I was hoping to use Python to read files, output the header of the first file, then pipe the tails into sort. I've tried this as a proof of concept:
#!/usr/bin/env python
import io
import subprocess
import sys
header_printed = False
sorter = subprocess.Popen(['sort'], stdin=subprocess.PIPE)
for f in sys.argv[1:]:
fd = io.open(f,'r')
line = fd.readline()
if not header_printed:
print(line)
header_printed = True
sorter.communicate(line)
When called as header-sort fileA fileB
, with fileA and fileB containing lines like
c float int
Y 0.557946 413
F 0.501935 852
F 0.768102 709
I get:
# sort file 1
Traceback (most recent call last):
File "./archive/bin/pipetest", line 17, in <module>
sorter.communicate(line)
File "/usr/lib/python2.7/subprocess.py", line 785, in communicate
self.stdin.write(input)
ValueError: I/O operation on closed file
The problem is communicate takes a string and the pipe is closed after writing. This means that the content must be read fully into memory. communicate doesn't take a generator (I tried).
An even simpler demonstration of this is:
>>> import subprocess
>>> p = subprocess.Popen(['tr', 'a-z', 'A-Z'], stdin=subprocess.PIPE)

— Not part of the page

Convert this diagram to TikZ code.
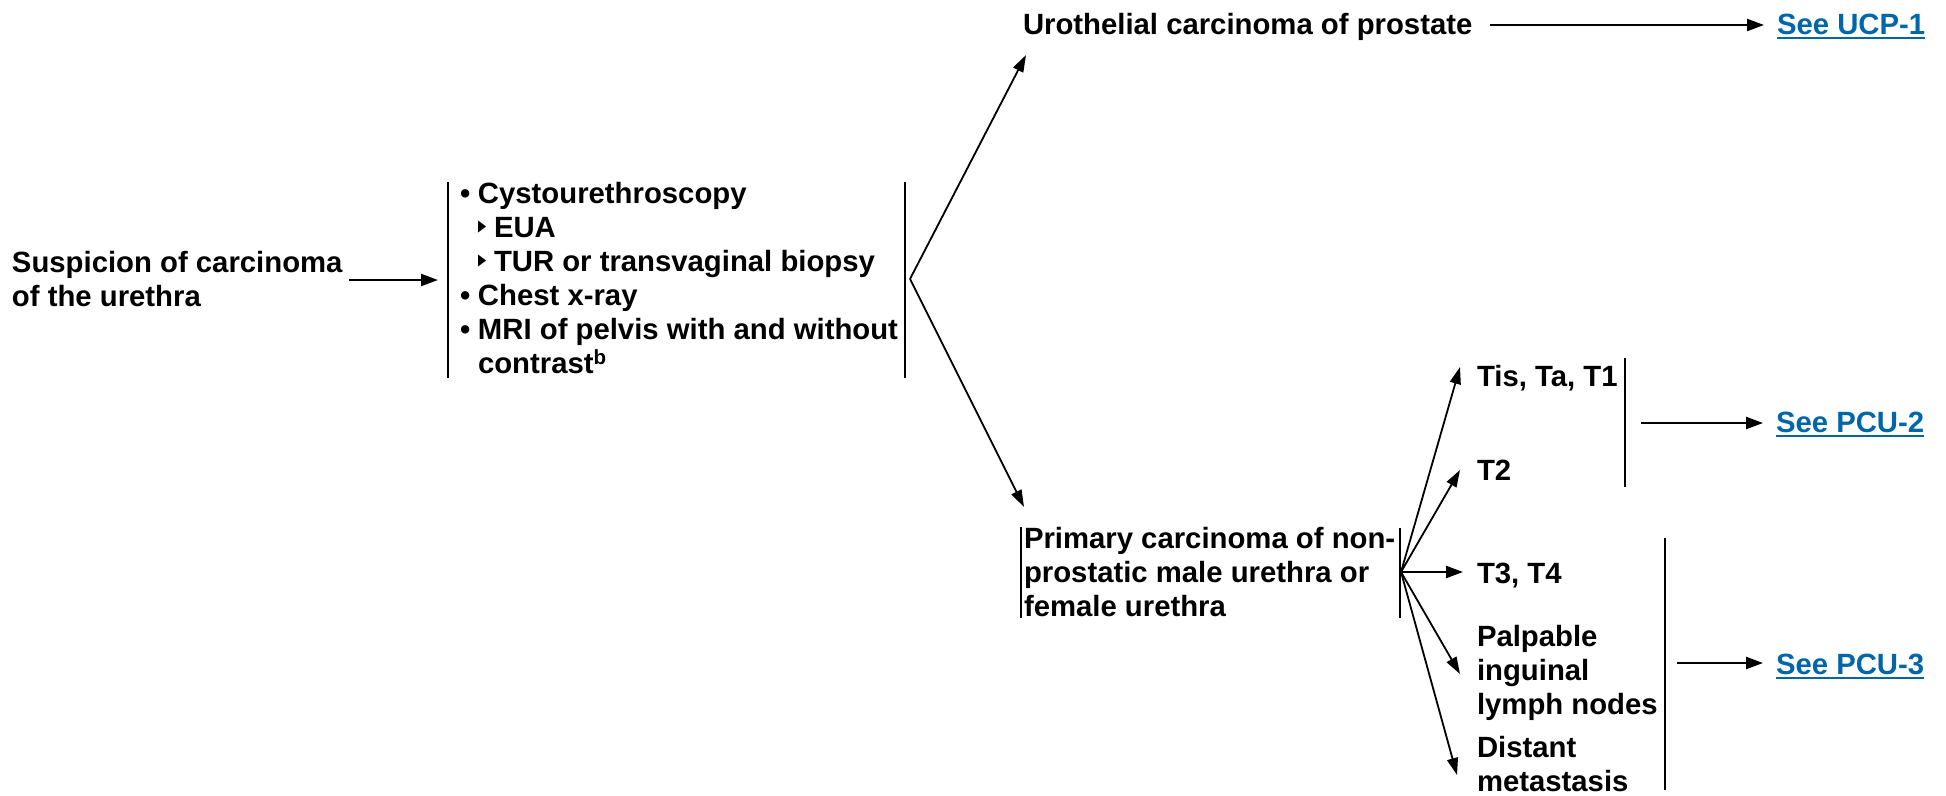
\documentclass[tikz,border=0pt]{standalone}
\usepackage{fontspec}
\setmainfont{Liberation Sans}
\usetikzlibrary{arrows.meta}
\definecolor{linkblue}{RGB}{0,102,170}
\newcommand\ulink[1]{\setbox0\hbox{#1}\rlap{\rule[-4.5pt]{\wd0}{2pt}}\box0}
\newcommand\rows[1]{\begin{tabular}[t]{@{}l@{}}#1\end{tabular}}
\newcommand\bul{\makebox[18pt][l]{•}}
\begin{document}
\begin{tikzpicture}[x=1pt,y=-1pt,
  font=\fontsize{29.3}{34}\selectfont\bfseries,
  txt/.style={anchor=base west,inner sep=0pt,outer sep=0pt},
  link/.style={txt,text=linkblue},
  arr/.style={line width=2.2pt,-{Triangle[length=17pt,width=12pt]}},
  diag/.style={line width=1.8pt,-{Triangle[length=17pt,width=11pt]}},
  bar/.style={line width=2pt},
  tri/.style={fill=black}]
\useasboundingbox (0,0) rectangle (1946,795);

% text nodes
\node[txt] (susp) at (12,272) {\rows{Suspicion of carcinoma\\of the urethra}};
\node[txt] (work) at (460,203) {\rows{\bul Cystourethroscopy\\
\hspace*{34pt}EUA\\
\hspace*{34pt}TUR or transvaginal biopsy\\
\bul Chest x-ray\\
\bul MRI of pelvis with and without\\
\hspace*{18pt}contrast\textsuperscript{b}}};
\node[txt] (uro) at (1023,34) {Urothelial carcinoma of prostate};
\node[link] (ucp) at (1777,34) {\ulink{See UCP-1}};
\node[txt] (prim) at (1024,548) {\rows{Primary carcinoma of non-\\prostatic male urethra or\\female urethra}};
\node[txt] (tis) at (1477,386) {Tis, Ta, T1};
\node[txt] (t2) at (1477,480) {T2};
\node[txt] (t3) at (1477,583) {T3, T4};
\node[txt] (palp) at (1477,646) {\rows{Palpable\\inguinal\\lymph nodes}};
\node[anchor=south west,inner sep=0pt,outer sep=0pt,align=left] (dist) at (1477,792) {Distant\\metastasis};
\node[link] (pcu2) at (1776,432) {\ulink{See PCU-2}};
\node[link] (pcu3) at (1776,674) {\ulink{See PCU-3}};

% sub-bullet triangles
\fill[tri] (478,220.5) -- (478,232.5) -- (486,226.5) -- cycle;
\fill[tri] (478,254.5) -- (478,266.5) -- (486,260.5) -- cycle;

% bars
\draw[bar] (448,182) -- (448,378);
\draw[bar] (905,182) -- (905,378);
\draw[bar] (1021,527) -- (1021,618);
\draw[bar] (1400,528) -- (1400,618);
\draw[bar] (1625,358) -- (1625,487);
\draw[bar] (1665,538) -- (1665,790);

% junction coordinates
\coordinate (suspout) at (349,280);
\coordinate (workin) at (438,280);
\coordinate (fork) at (910,279);
\coordinate (urotip) at (1026,55);
\coordinate (primtip) at (1024,507);
\coordinate (urout) at (1490,25);
\coordinate (ucpin) at (1764,25);
\coordinate (fan) at (1401,572);
\coordinate (tistip) at (1460,367);
\coordinate (t2tip) at (1460,470);
\coordinate (t3tip) at (1463,572);
\coordinate (palptip) at (1460,674);
\coordinate (disttip) at (1457,775);
\coordinate (b2out) at (1641,423);
\coordinate (pcu2in) at (1763,423);
\coordinate (b3out) at (1677,663);
\coordinate (pcu3in) at (1763,663);

% connectors
\draw[arr] (suspout) -- (workin);
\draw[diag] (fork) -- (urotip);
\draw[diag] (fork) -- (primtip);
\draw[arr] (urout) -- (ucpin);
\draw[diag] (fan) -- (tistip);
\draw[diag] (fan) -- (t2tip);
\draw[arr] (fan) -- (t3tip);
\draw[diag] (fan) -- (palptip);
\draw[diag] (fan) -- (disttip);
\draw[arr] (b2out) -- (pcu2in);
\draw[arr] (b3out) -- (pcu3in);
\end{tikzpicture}
\end{document}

>>> p.communicate('hello')
HELLO(None, None)
>>> p.communicate('world')
Traceback (most recent call last):
File "<ipython-input-14-d6873fd0f66a>", line 1, in <module>
p.communicate('world')
File "/usr/lib/python2.7/subprocess.py", line 785, in communicate
self.stdin.write(input)
ValueError: I/O operation on closed file
So, the question is, what's the right way (with Popen or otherwise) to stream data into a pipe in Python?